Task to carry out:
Repeat the lines below exactly as they appear, but leave out the images.

Material:

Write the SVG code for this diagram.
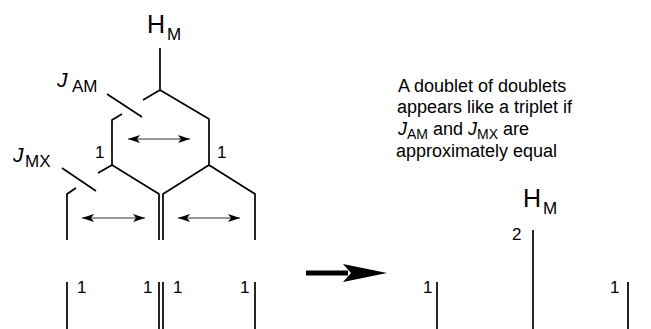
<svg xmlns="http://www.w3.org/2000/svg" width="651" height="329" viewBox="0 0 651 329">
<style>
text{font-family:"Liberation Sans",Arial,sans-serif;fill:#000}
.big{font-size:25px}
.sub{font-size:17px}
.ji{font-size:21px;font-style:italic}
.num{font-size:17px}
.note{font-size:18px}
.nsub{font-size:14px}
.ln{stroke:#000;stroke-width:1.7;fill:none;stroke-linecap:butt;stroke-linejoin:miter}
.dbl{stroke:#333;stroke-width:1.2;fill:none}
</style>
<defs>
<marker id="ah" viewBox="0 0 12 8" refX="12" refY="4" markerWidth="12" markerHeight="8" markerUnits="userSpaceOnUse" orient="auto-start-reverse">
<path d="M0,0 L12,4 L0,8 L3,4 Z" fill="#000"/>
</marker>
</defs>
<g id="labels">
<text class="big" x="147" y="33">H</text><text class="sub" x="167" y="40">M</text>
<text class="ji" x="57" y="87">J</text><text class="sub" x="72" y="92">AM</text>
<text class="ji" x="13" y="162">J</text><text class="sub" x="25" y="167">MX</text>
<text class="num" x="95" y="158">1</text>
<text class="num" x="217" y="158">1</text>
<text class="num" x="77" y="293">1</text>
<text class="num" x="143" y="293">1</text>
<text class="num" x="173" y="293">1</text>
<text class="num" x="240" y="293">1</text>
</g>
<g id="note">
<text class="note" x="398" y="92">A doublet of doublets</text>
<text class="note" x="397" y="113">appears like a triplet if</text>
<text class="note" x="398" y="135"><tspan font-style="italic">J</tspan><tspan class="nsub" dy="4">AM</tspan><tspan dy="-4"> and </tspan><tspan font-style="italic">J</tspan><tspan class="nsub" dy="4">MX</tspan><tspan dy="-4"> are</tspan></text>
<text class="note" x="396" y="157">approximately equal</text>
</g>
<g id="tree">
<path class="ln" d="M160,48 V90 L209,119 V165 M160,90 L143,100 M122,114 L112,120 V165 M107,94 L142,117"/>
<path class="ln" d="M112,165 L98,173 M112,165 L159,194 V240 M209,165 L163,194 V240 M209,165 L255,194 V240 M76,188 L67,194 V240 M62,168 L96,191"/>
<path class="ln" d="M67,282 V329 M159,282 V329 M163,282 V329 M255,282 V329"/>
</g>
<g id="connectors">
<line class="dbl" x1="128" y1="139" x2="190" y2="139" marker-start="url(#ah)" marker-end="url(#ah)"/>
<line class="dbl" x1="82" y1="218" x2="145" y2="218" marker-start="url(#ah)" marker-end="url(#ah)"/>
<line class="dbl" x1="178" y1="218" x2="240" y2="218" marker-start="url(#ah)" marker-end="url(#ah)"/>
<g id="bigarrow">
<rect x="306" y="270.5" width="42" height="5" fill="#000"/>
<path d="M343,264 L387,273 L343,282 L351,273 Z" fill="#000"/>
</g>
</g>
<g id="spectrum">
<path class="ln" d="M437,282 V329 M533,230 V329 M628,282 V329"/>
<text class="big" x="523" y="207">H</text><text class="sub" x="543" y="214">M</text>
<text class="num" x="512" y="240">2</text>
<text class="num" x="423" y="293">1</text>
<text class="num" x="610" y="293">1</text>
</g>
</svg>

Answer for this exercise:
Write the SVG code for this diagram.
<svg xmlns="http://www.w3.org/2000/svg" width="651" height="329" viewBox="0 0 651 329">
<style>
text{font-family:"Liberation Sans",Arial,sans-serif;fill:#000}
.big{font-size:25px}
.sub{font-size:17px}
.ji{font-size:21px;font-style:italic}
.num{font-size:17px}
.note{font-size:18px}
.nsub{font-size:14px}
.ln{stroke:#000;stroke-width:1.7;fill:none;stroke-linecap:butt;stroke-linejoin:miter}
.dbl{stroke:#333;stroke-width:1.2;fill:none}
</style>
<defs>
<marker id="ah" viewBox="0 0 12 8" refX="12" refY="4" markerWidth="12" markerHeight="8" markerUnits="userSpaceOnUse" orient="auto-start-reverse">
<path d="M0,0 L12,4 L0,8 L3,4 Z" fill="#000"/>
</marker>
</defs>
<g id="labels">
<text class="big" x="147" y="33">H</text><text class="sub" x="167" y="40">M</text>
<text class="ji" x="57" y="87">J</text><text class="sub" x="72" y="92">AM</text>
<text class="ji" x="13" y="162">J</text><text class="sub" x="25" y="167">MX</text>
<text class="num" x="95" y="158">1</text>
<text class="num" x="217" y="158">1</text>
<text class="num" x="77" y="293">1</text>
<text class="num" x="143" y="293">1</text>
<text class="num" x="173" y="293">1</text>
<text class="num" x="240" y="293">1</text>
</g>
<g id="note">
<text class="note" x="398" y="92">A doublet of doublets</text>
<text class="note" x="397" y="113">appears like a triplet if</text>
<text class="note" x="398" y="135"><tspan font-style="italic">J</tspan><tspan class="nsub" dy="4">AM</tspan><tspan dy="-4"> and </tspan><tspan font-style="italic">J</tspan><tspan class="nsub" dy="4">MX</tspan><tspan dy="-4"> are</tspan></text>
<text class="note" x="396" y="157">approximately equal</text>
</g>
<g id="tree">
<path class="ln" d="M160,48 V90 L209,119 V165 M160,90 L143,100 M122,114 L112,120 V165 M107,94 L142,117"/>
<path class="ln" d="M112,165 L98,173 M112,165 L159,194 V240 M209,165 L163,194 V240 M209,165 L255,194 V240 M76,188 L67,194 V240 M62,168 L96,191"/>
<path class="ln" d="M67,282 V329 M159,282 V329 M163,282 V329 M255,282 V329"/>
</g>
<g id="connectors">
<line class="dbl" x1="128" y1="139" x2="190" y2="139" marker-start="url(#ah)" marker-end="url(#ah)"/>
<line class="dbl" x1="82" y1="218" x2="145" y2="218" marker-start="url(#ah)" marker-end="url(#ah)"/>
<line class="dbl" x1="178" y1="218" x2="240" y2="218" marker-start="url(#ah)" marker-end="url(#ah)"/>
<g id="bigarrow">
<rect x="306" y="270.5" width="42" height="5" fill="#000"/>
<path d="M343,264 L387,273 L343,282 L351,273 Z" fill="#000"/>
</g>
</g>
<g id="spectrum">
<path class="ln" d="M437,282 V329 M533,230 V329 M628,282 V329"/>
<text class="big" x="523" y="207">H</text><text class="sub" x="543" y="214">M</text>
<text class="num" x="512" y="240">2</text>
<text class="num" x="423" y="293">1</text>
<text class="num" x="610" y="293">1</text>
</g>
</svg>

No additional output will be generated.